§ DATA FOR THIS TASK

——————————

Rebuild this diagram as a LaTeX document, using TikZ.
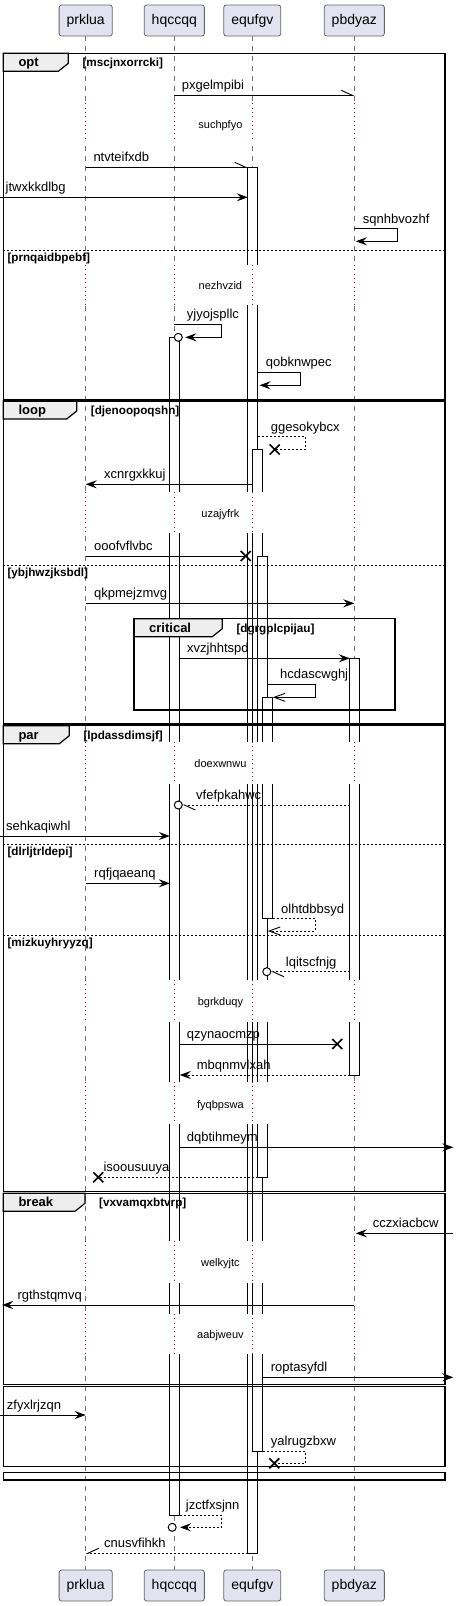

——————————

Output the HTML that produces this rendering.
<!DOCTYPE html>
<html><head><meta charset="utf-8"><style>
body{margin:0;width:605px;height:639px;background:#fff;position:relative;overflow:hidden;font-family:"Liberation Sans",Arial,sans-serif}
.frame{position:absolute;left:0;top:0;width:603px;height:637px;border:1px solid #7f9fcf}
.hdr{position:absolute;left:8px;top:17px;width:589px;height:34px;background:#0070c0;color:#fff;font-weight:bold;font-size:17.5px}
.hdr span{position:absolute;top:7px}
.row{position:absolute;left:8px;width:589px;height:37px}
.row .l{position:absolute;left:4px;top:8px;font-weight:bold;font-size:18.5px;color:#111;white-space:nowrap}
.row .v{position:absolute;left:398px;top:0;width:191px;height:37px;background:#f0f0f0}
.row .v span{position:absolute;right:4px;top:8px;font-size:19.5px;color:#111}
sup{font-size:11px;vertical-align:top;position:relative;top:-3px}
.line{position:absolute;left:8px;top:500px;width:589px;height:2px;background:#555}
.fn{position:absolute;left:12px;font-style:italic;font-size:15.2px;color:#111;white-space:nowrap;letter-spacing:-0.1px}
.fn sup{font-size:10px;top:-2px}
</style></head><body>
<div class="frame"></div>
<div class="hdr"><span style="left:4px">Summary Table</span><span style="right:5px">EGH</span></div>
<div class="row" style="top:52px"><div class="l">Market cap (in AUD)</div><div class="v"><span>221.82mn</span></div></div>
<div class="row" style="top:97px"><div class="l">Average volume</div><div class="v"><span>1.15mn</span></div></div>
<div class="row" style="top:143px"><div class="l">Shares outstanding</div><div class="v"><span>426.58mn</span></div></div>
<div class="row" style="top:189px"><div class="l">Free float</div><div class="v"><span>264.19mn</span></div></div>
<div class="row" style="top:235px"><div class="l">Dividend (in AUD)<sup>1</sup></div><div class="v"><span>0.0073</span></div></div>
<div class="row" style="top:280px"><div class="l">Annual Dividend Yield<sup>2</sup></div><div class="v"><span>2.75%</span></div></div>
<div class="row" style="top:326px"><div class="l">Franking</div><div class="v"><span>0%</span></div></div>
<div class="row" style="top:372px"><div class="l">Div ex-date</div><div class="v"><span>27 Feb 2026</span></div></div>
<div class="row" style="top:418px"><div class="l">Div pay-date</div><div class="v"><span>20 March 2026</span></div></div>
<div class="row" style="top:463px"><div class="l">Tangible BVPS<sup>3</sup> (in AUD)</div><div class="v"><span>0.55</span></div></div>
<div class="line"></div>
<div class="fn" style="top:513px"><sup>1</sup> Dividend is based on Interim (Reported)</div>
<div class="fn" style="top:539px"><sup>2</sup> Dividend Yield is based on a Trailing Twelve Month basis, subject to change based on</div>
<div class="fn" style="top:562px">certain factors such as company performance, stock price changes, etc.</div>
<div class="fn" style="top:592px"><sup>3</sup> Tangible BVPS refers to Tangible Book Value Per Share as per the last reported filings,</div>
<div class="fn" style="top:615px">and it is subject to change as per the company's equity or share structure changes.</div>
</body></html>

——————————

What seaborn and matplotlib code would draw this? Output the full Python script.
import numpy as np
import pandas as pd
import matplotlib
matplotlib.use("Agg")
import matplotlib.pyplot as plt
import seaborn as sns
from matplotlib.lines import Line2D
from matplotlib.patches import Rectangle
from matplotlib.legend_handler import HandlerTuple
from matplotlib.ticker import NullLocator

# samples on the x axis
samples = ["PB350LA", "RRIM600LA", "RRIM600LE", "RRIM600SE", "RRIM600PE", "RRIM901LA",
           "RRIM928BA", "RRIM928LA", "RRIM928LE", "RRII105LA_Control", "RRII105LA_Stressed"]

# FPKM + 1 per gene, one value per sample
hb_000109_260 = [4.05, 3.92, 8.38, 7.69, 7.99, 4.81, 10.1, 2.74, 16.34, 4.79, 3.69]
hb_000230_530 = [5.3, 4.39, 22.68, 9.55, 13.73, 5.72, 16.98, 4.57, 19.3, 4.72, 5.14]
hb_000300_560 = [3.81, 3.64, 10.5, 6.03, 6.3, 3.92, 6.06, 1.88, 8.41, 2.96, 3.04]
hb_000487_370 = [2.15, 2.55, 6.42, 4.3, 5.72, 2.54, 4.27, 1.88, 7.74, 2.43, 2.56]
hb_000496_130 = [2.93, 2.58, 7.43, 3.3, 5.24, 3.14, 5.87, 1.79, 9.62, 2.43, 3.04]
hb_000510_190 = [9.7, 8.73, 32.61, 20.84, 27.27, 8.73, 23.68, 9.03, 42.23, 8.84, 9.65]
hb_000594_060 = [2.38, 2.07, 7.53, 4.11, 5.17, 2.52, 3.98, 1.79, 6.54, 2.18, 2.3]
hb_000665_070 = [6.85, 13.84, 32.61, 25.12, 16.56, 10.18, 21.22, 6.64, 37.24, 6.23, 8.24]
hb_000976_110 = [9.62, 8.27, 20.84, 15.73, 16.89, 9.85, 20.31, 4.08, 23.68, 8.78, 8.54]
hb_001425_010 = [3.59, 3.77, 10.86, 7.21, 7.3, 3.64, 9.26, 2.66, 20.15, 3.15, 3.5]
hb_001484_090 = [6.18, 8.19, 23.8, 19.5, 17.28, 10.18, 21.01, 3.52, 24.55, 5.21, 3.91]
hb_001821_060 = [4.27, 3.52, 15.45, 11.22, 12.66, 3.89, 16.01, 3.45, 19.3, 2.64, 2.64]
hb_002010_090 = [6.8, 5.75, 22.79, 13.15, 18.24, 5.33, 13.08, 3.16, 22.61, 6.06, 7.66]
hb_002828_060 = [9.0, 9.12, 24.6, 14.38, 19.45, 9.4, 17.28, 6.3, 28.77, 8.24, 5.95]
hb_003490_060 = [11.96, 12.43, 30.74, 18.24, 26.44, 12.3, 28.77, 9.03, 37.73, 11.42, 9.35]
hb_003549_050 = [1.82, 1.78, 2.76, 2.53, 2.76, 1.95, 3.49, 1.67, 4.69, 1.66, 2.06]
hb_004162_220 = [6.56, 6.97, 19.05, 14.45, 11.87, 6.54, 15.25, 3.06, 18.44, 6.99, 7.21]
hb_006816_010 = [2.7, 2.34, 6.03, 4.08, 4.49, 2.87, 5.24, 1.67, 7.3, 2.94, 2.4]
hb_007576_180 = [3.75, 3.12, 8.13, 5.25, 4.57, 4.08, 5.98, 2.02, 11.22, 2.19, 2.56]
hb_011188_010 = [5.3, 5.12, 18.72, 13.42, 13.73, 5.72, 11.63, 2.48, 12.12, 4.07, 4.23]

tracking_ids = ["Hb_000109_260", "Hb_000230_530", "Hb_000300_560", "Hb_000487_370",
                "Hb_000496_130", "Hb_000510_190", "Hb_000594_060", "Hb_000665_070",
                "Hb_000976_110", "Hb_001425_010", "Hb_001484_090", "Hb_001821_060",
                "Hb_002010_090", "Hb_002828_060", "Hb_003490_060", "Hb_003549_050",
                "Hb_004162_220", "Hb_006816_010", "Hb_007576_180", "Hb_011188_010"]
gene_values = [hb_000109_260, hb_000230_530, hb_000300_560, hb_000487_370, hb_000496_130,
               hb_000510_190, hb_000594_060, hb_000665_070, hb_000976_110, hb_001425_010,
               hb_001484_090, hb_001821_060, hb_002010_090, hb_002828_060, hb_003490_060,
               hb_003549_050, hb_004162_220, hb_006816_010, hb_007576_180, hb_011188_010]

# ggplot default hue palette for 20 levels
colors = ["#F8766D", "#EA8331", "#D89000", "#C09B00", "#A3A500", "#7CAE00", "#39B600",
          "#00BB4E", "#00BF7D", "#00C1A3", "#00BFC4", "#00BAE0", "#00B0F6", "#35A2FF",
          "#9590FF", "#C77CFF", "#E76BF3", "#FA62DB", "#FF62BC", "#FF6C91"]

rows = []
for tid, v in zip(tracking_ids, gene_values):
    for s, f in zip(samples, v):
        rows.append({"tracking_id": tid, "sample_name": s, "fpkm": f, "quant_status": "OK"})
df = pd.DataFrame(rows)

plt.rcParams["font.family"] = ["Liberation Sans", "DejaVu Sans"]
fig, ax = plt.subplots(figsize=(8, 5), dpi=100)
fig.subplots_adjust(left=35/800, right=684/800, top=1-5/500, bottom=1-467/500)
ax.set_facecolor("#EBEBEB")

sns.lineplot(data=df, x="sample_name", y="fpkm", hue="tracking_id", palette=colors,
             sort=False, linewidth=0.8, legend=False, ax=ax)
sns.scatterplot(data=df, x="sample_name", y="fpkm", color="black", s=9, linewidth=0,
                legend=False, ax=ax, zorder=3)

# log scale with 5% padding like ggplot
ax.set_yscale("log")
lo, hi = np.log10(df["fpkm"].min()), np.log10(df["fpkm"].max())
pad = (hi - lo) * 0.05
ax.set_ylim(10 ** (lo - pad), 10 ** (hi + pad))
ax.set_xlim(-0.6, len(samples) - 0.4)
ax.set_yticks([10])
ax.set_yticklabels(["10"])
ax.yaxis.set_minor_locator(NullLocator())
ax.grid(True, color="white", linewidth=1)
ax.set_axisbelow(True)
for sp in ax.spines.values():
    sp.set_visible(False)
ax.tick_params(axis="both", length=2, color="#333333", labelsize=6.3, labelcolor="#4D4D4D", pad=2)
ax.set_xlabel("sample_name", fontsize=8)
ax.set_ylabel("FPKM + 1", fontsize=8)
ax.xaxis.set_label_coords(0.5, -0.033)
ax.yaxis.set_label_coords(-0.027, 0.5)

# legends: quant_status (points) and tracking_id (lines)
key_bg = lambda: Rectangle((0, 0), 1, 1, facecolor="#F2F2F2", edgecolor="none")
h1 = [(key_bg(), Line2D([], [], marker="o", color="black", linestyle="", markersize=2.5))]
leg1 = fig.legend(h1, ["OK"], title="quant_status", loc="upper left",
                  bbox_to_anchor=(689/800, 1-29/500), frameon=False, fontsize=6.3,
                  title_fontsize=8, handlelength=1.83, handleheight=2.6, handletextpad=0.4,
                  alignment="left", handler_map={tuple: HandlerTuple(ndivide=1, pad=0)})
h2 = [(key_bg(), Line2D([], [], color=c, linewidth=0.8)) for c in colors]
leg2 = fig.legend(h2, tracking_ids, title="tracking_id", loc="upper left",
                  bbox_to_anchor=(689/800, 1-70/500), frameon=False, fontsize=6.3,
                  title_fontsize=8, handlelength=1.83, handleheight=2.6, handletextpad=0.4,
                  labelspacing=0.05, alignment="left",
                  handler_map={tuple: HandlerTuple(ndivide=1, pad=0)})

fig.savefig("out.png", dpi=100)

——————————

§ REQUIREMENT
Which lines above contain "seaborn"? Show each of them.

§ COMPLETED TASK
What seaborn and matplotlib code would draw this? Output the full Python script.
import seaborn as sns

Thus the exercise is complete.